LUCKNOW: After watching this in-your-face documentary on power theft, LESA chief A P Singh cited a joke doing the rounds on whatsapp: ‘In India, there is a cause to celebrate every 2 hours—light aa gayi!’ The film Katiyabaaz that released last week was screened especially here on Monday for a select few, including power department officials, the director duo
Fahad Mustafa and
Deepti Kakkar playing host.
“We started with the idea of making a film on Kanpur, but power crisis stood out as a defining characteristic of the city and we decided to focus on it,” said Mustafa, a Kanpur native, who shifted to Europe and has been involved in film making in Vienna, Italy. The duo has earlier made a documentary on the highs and lows of the Chechnya football team.

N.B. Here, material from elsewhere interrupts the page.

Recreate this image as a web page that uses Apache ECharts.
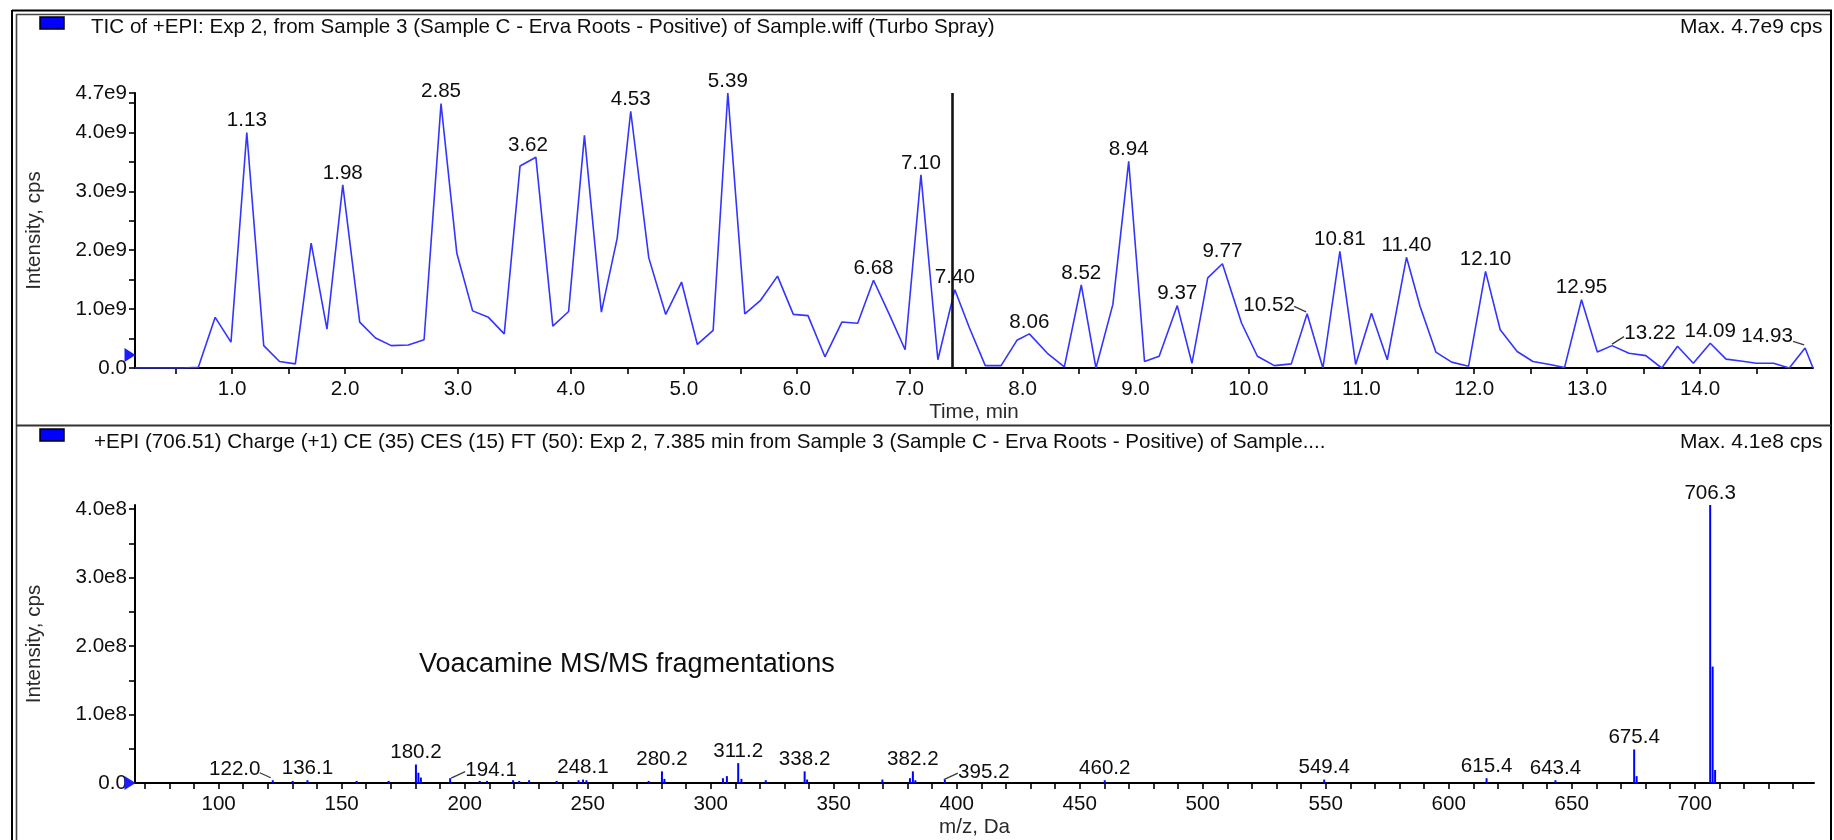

“Yes, it is the problem of the entire state, but since one of us belongs to this industrial city, we documented the scenario there,” added Kakkar, a Ghaziabad native.
With its candid take on the cause and effect of power crisis, the film offers a good dose of entertainment too with the funny colloquial of Kanpur commoners and songs by Indian Ocean band in the background. On the prospects of a film which has been the toast of festival circuit but is not exactly box office material, Kakkar said “nobody wants to pay to watch a documentary. But, we have released it for exhibition on 50 screens across the country.” The film makes almost stars out of the commonest of common like Loha Singh, a Kanpur native who makes a living out of supplying power through ‘katiya’, an illegal connection. There is actual footage of former Kesco MD Ritu Maheshwari at work and politician Irfan Solanki playing his card.
“It’s not for us to suggest solutions to the problem, but for the policy makers instead to take the call. We have only shown the plight of the citizens who suffer endlessly power cuts up to 48 hours long, along with the predicament of power officials who take choicest abuses and even beating even though they are not entirely at fault.”
The duo said they never intended to say who’s right and who at fault. Far from it. “But, we do want it to trigger a discussion on an issue that needs to be addressed on priority,” said Mustafa. “Three lakh residents of an industrial city living without regular electric supply is no ordinary matter in this day and age,” he said.